A collaborative paper on how rumen acidosis affects fungi and protozoa got published!

Ruminal acidosis is a condition in which the pH of the rumen is considerably lower than normal, and if severe enough can cause damage to the stomach and localized symptoms, or systemic illness in cows.  Often, these symptoms result from the low pH reducing the ability of microorganisms to ferment fiber, or by killing them outright.  Since the cow can’t break down most of its plant-based diet without these microorganisms, this disruption can cause all sorts of downstream health problems.  Negative health effects can also occur when the pH is somewhat lowered, or is lowered briefly but repeatedly, even if the cow isn’t showing outward clinical symptoms.  This is known as sub-acute ruminal acidosis (SARA), and can also cause serious side effects for cows and an economic loss for producers.
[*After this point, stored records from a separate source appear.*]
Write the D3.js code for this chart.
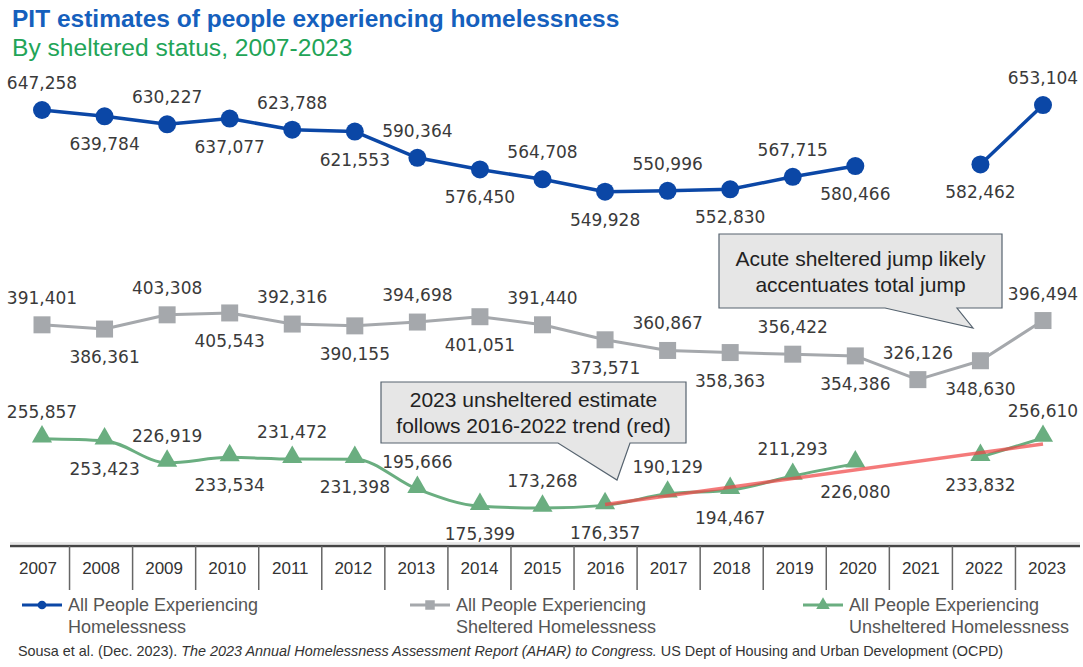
<!DOCTYPE html>
<html>
<head>
<meta charset="utf-8">
<script src="https://cdn.jsdelivr.net/npm/d3@7"></script>
<style>
  html, body { margin: 0; padding: 0; background: #fff; }
  svg { display: block; }
</style>
</head>
<body>
<svg id="chart" width="1083" height="667"></svg>
<script>
// PIT counts, 2007-2023 (no full count in 2021 for total / unsheltered)
const years = [2007, 2008, 2009, 2010, 2011, 2012, 2013, 2014, 2015, 2016, 2017, 2018, 2019, 2020, 2021, 2022, 2023];
const totalValues = [647258, 639784, 630227, 637077, 623788, 621553, 590364, 576450, 564708, 549928, 550996, 552830, 567715, 580466, null, 582462, 653104];
const shelteredValues = [391401, 386361, 403308, 405543, 392316, 390155, 394698, 401051, 391440, 373571, 360867, 358363, 356422, 354386, 326126, 348630, 396494];
const unshelteredValues = [255857, 253423, 226919, 233534, 231472, 231398, 195666, 175399, 173268, 176357, 190129, 194467, 211293, 226080, null, 233832, 256610];
// 2016-2022 unsheltered trend, carried to 2023
const trendYears = [2016, 2023];
const trendValues = [177500, 249500];
const legendLabels = [
  ["All People Experiencing", "Homelessness"],
  ["All People Experiencing", "Sheltered Homelessness"],
  ["All People Experiencing", "Unsheltered Homelessness"]
];
const notes = [
  ["Acute sheltered jump likely", "accentuates total jump"],
  ["2023 unsheltered estimate", "follows 2016-2022 trend (red)"]
];

const svg = d3.select("#chart");
const fmt = d3.format(",");
const labelFont = "'DejaVu Sans', Verdana, sans-serif";
const textFont = "'Liberation Sans', Arial, sans-serif";

const x = d3.scalePoint().domain(years).range([42, 1043]);
const xAxis = d3.scalePoint().domain(years).range([38, 1047]);
const y = d3.scaleLinear().domain([125000, 675000]).range([548.5, 86.7]);

// Title block
svg.append("text").attr("x", 12).attr("y", 27)
  .attr("font-family", textFont).attr("font-size", 24.5).attr("font-weight", "bold")
  .attr("fill", "#1560bd").text("PIT estimates of people experiencing homelessness");
svg.append("text").attr("x", 12).attr("y", 56)
  .attr("font-family", textFont).attr("font-size", 24.6)
  .attr("fill", "#22a457").text("By sheltered status, 2007-2023");

// Category axis: a baseline with dividers between the year labels
const axisY = 546;
const step = xAxis.step();
const axisG = svg.append("g");
axisG.append("line").attr("x1", 10).attr("x2", 1080).attr("y1", axisY - 3).attr("y2", axisY - 3)
  .attr("stroke", "#d0d0d0").attr("stroke-width", 1);
axisG.append("line").attr("x1", 10).attr("x2", 1080).attr("y1", axisY).attr("y2", axisY)
  .attr("stroke", "#454545").attr("stroke-width", 2.5);
axisG.selectAll(".div").data(years.slice(1)).join("line")
  .attr("x1", d => xAxis(d) - step / 2).attr("x2", d => xAxis(d) - step / 2)
  .attr("y1", axisY).attr("y2", 590)
  .attr("stroke", "#666").attr("stroke-width", 1.5);
axisG.selectAll(".yr").data(years).join("text")
  .attr("x", d => xAxis(d)).attr("y", 574)
  .attr("text-anchor", "middle")
  .attr("font-family", textFont).attr("font-size", 17).attr("fill", "#333")
  .text(d => d);

function series(values, cfg) {
  const pts = years.map((yr, i) => ({ yr, v: values[i], i })).filter(d => d.v != null);
  const line = d3.line()
    .defined((d, i) => values[i] != null)
    .x((d, i) => x(years[i])).y((d) => y(d))
    .curve(cfg.curve || d3.curveLinear);
  const g = svg.append("g");
  g.append("path").datum(values)
    .attr("d", line)
    .attr("fill", "none").attr("stroke", cfg.color).attr("stroke-width", cfg.width)
    .attr("stroke-linejoin", "round");
  return { g, pts };
}

function markers(s, cfg) {
  const sym = d3.symbol().type(cfg.symbol).size(cfg.size);
  s.g.selectAll(".m").data(s.pts).join("path")
    .attr("transform", d => `translate(${x(d.yr)},${y(d.v) + (cfg.dy || 0)})`)
    .attr("d", sym).attr("fill", cfg.color);
}

function labels(s) {
  s.g.selectAll(".lbl").data(s.pts).join("text")
    .attr("x", d => x(d.yr))
    .attr("y", d => y(d.v) + (d.i % 2 === 0 ? -21 : 34))
    .attr("text-anchor", "middle")
    .attr("font-family", labelFont).attr("font-size", 17).attr("fill", "#3a3a3a")
    .text(d => fmt(d.v));
}

const blue = "#0b47a6", gray = "#a5a8ac", green = "#6aae80";

const total = series(totalValues, { color: blue, width: 3.5 });
markers(total, { symbol: d3.symbolCircle, size: Math.PI * 81, color: blue });

const sheltered = series(shelteredValues, { color: gray, width: 3 });
markers(sheltered, { symbol: d3.symbolSquare, size: 289, color: gray });

const unsheltered = series(unshelteredValues, { color: green, width: 3, curve: d3.curveMonotoneX });
markers(unsheltered, { symbol: d3.symbolTriangle, size: 175, color: green, dy: -2 });

// Trend line drawn over the unsheltered series
svg.append("path")
  .datum(trendYears.map((yr, i) => [yr, trendValues[i]]))
  .attr("d", d3.line().x(d => x(d[0])).y(d => y(d[1])))
  .attr("fill", "none").attr("stroke", "rgba(240,70,70,0.72)").attr("stroke-width", 3.5);

labels(total);
labels(sheltered);
labels(unsheltered);

// Callout boxes with pointer tails
function callout(box, tail, lines) {
  const [x0, y0, x1, y1] = box;
  const [b0, b1, tx, ty] = tail;
  const p = d3.path();
  p.moveTo(x0, y0); p.lineTo(x1, y0); p.lineTo(x1, y1);
  p.lineTo(b1, y1); p.lineTo(tx, ty); p.lineTo(b0, y1);
  p.lineTo(x0, y1); p.closePath();
  const g = svg.append("g");
  g.append("path").attr("d", p.toString())
    .attr("fill", "#e6e6e6").attr("stroke", "#56636f").attr("stroke-width", 1.2);
  const mid = (y0 + y1) / 2;
  g.selectAll("text").data(lines).join("text")
    .attr("x", (x0 + x1) / 2).attr("y", (d, i) => mid - 13 + i * 26 + 7.5)
    .attr("text-anchor", "middle")
    .attr("font-family", textFont).attr("font-size", 21).attr("fill", "#222")
    .text(d => d);
}
callout([719, 234, 1002, 308], [885, 957, 973, 328], notes[0]);
callout([381, 382, 686, 443], [558, 630, 617, 480], notes[1]);

// Legend
const legendCfg = [
  { x: 22, color: blue, symbol: d3.symbolCircle, size: 60 },
  { x: 410, color: gray, symbol: d3.symbolSquare, size: 90 },
  { x: 803, color: green, symbol: d3.symbolTriangle, size: 80 }
];
legendCfg.forEach((c, i) => {
  const g = svg.append("g").attr("transform", `translate(${c.x},605)`);
  g.append("line").attr("x1", 0).attr("x2", 40).attr("stroke", c.color).attr("stroke-width", 3);
  g.append("path").attr("transform", "translate(20,0)")
    .attr("d", d3.symbol().type(c.symbol).size(c.size)).attr("fill", c.color);
  g.selectAll("text").data(legendLabels[i]).join("text")
    .attr("x", 46).attr("y", (d, j) => 6 + j * 22)
    .attr("font-family", textFont).attr("font-size", 18).attr("fill", "#555")
    .text(d => d);
});

// Source line
const src = svg.append("text").attr("x", 18).attr("y", 656)
  .attr("font-family", textFont).attr("font-size", 14.4).attr("fill", "#333");
src.append("tspan").text("Sousa et al. (Dec. 2023). ");
src.append("tspan").attr("font-style", "italic")
  .text("The 2023 Annual Homelessness Assessment Report (AHAR) to Congress.");
src.append("tspan").text(" US Dept of Housing and Urban Development (OCPD)");
</script>
</body>
</html>
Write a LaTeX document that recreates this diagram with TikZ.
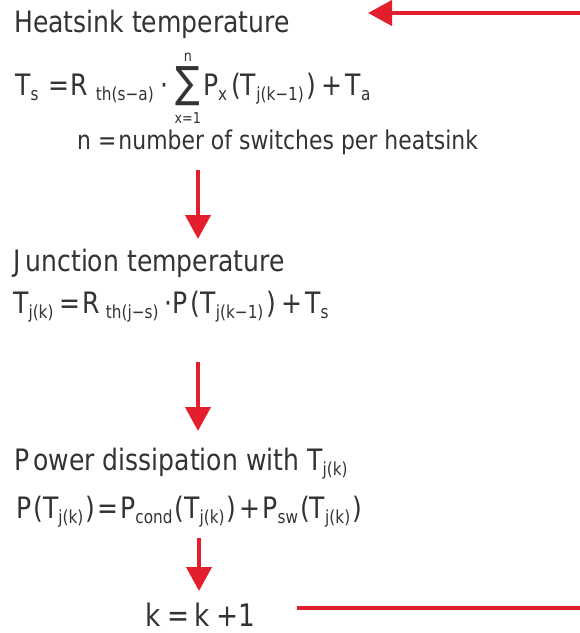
\documentclass[tikz,border=0pt]{standalone}
\usepackage{fontspec}
\setmainfont{DejaVu Sans}[FakeStretch=0.85]
\usetikzlibrary{arrows.meta}
\definecolor{txt}{RGB}{51,51,51}
\definecolor{redc}{RGB}{227,30,45}
\newcommand\fmain{\fontsize{29.5}{30}\selectfont}
\newcommand\sbx[1]{\raisebox{-5pt}{\fontsize{18}{18}\selectfont #1}}
\newcommand\limtxt[1]{\hbox{\fontsize{15}{15}\selectfont #1}}
\newcommand\bigsum{\mbox{$\displaystyle\mathop{\raisebox{-2pt}{\fontsize{43}{43}\selectfont ∑}}\limits^{\limtxt{n\rule[-3pt]{0pt}{3pt}}}_{\limtxt{\rule{0pt}{17pt}x=1}}$}}
\begin{document}
\begin{tikzpicture}[x=1pt,y=-1pt,
  txtnode/.style={anchor=base west, inner sep=0pt, text=txt, font=\fmain},
  flow/.style={draw=redc, line width=4pt, -{Triangle[length=24pt,width=25pt]}},
  loopline/.style={draw=redc, line width=4pt}]
\useasboundingbox (0,0) rectangle (580,633);
\node[txtnode] (h1) at (14,32) {Heatsink temperature};
\node[txtnode] (f1) at (15,95) {T\sbx{s}\hspace{10pt}=\hspace{1pt}R\hspace{8pt}\sbx{th(s−a)}\hspace{7pt}⋅\hspace{6pt}\bigsum\hspace{2pt}P\sbx{x}\hspace{4pt}(T\sbx{j(k−1)}\hspace{3pt})\hspace{5pt}+\hspace{3pt}T\sbx{a}};
\node[txtnode, font=\fontsize{25.8}{28}\selectfont] (nl) at (77,149) {n =\hspace{2pt}number of switches per heatsink};
\node[txtnode] (h2) at (13,271) {J\hspace{5pt}unction temperature};
\node[txtnode] (f2) at (13,313) {T\sbx{j(k)}\hspace{6pt}=\hspace{2pt}R\hspace{6pt}\sbx{th(j−s)}\hspace{6pt}⋅P\hspace{3pt}(T\sbx{j(k−1)}\hspace{3pt})\hspace{5pt}+\hspace{3pt}T\sbx{s}};
\node[txtnode] (h3) at (14,470) {P\hspace{4pt}ower dissipation with T\sbx{j(k)}};
\node[txtnode] (f3) at (16,518) {P\hspace{2pt}(T\sbx{j(k)}\hspace{2pt})\hspace{2pt}=\hspace{2pt}P\sbx{cond}\hspace{2pt}(T\sbx{j(k)}\hspace{2pt})\hspace{3pt}+\hspace{2pt}P\sbx{sw}\hspace{2pt}(T\sbx{j(k)}\hspace{2pt})};
\node[txtnode, font=\fontsize{31}{32}\selectfont] (kk) at (145,626) {k\hspace{7pt}=\hspace{5pt}k\hspace{7pt}+1};
\coordinate (a1s) at (198,170); \coordinate (a1e) at (198,239);
\coordinate (a2s) at (198,362); \coordinate (a2e) at (198,431);
\coordinate (a3s) at (199,538); \coordinate (a3e) at (199,591);
\coordinate (rt) at (580,13); \coordinate (lt) at (368,13);
\coordinate (bl) at (297,608); \coordinate (br) at (580,608);
\draw[flow] (a1s) -- (a1e);
\draw[flow] (a2s) -- (a2e);
\draw[flow] (a3s) -- (a3e);
\draw[flow] (rt) -- (lt);
\draw[loopline] (bl) -- (br);
\end{tikzpicture}
\end{document}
In livestock, acidosis usually occurs when ruminants are abruptly switched to a highly-fermentable diet- something with a lot of grain/starch that causes a dramatic increase in bacterial fermentation and a buildup of lactate in the rumen.  To prevent this, animals are transitioned incrementally from one diet to the next over a period of days or weeks.  Another strategy is to add something to the diet to help buffer rumen pH, such as a probiotic.  One of the most common species used to help treat or prevent acidosis is a yeast; Saccharomyces cerevisiae.

This paper was part of a larger study on S. cerevisiae use in cattle to treat SARA, the effects of which on animal production as well as bacterial diversity and functionality have already been published by an old friend and colleague of mine, Dr. Ousama AlZahal, and several others.  In total, very little work has been done on the effect of SARA or S. cerevisiae treatment on the fungal or protozoal diversity in the rumen, which is what I added to this study.  I was very pleased to be invited to analyze and interpret some of the data, as well as to present the results at a conference in Chicago earlier this year.  The article itself has just been published in Frontiers in Microbiology!


An investigation into rumen fungal and protozoal diversity in three rumen fractions, during high-fiber or grain-induced sub-acute ruminal acidosis conditions, with or without active dry yeast supplementation.

Authors: Suzanne L. Ishaq, Ousama AlZahal, Nicola Walker, Brian McBride

Sub-acute ruminal acidosis (SARA) is a gastrointestinal functional disorder in livestock characterized by low rumen pH, which reduces rumen function, microbial diversity, host performance, and host immune function. Dietary management is used to prevent SARA, often with yeast supplementation as a pH buffer. Almost nothing is known about the effect of SARA or yeast supplementation on ruminal protozoal and fungal diversity, despite their roles in fiber degradation. Dairy cows were switched from a high-fiber to high-grain diet abruptly to induce SARA, with and without active dry yeast (ADY, Saccharomyces cerevisiae) supplementation, and sampled from the rumen fluid, solids, and epimural fractions to determine microbial diversity using the protozoal 18S rRNA and the fungal ITS1 genes via Illumina MiSeq sequencing. Diet-induced SARA dramatically increased the number and abundance of rare fungal taxa, even in fluid fractions where total reads were very low, and reduced protozoal diversity. SARA selected for more lactic-acid utilizing taxa, and fewer fiber-degrading taxa. ADY treatment increased fungal richness (OTUs) but not diversity (Inverse Simpson, Shannon), but increased protozoal richness and diversity in some fractions. ADY treatment itself significantly (P < 0.05) affected the abundance of numerous fungal genera as seen in the high-fiber diet: Lewia, Neocallimastix, and Phoma were increased, while Alternaria, Candida Orpinomyces, and Piromyces spp. were decreased. Likewise, for protozoa, ADY itself increased Isotricha intestinalis but decreased Entodinium furca spp. Multivariate analyses showed diet type was most significant in driving diversity, followed by yeast treatment, for AMOVA, ANOSIM, and weighted UniFrac. Diet, ADY, and location were all significant factors for fungi (PERMANOVA, P = 0.0001, P = 0.0452, P = 0.0068, Monte Carlo correction, respectively, and location was a significant factor (P = 0.001, Monte Carlo correction) for protozoa. Diet-induced SARA shifts diversity of rumen fungi and protozoa and selects against fiber-degrading species. Supplementation with ADY mitigated this reduction in protozoa, presumptively by triggering microbial diversity shifts (as seen even in the high-fiber diet) that resulted in pH stabilization. ADY did not recover the initial community structure that was seen in pre-SARA conditions.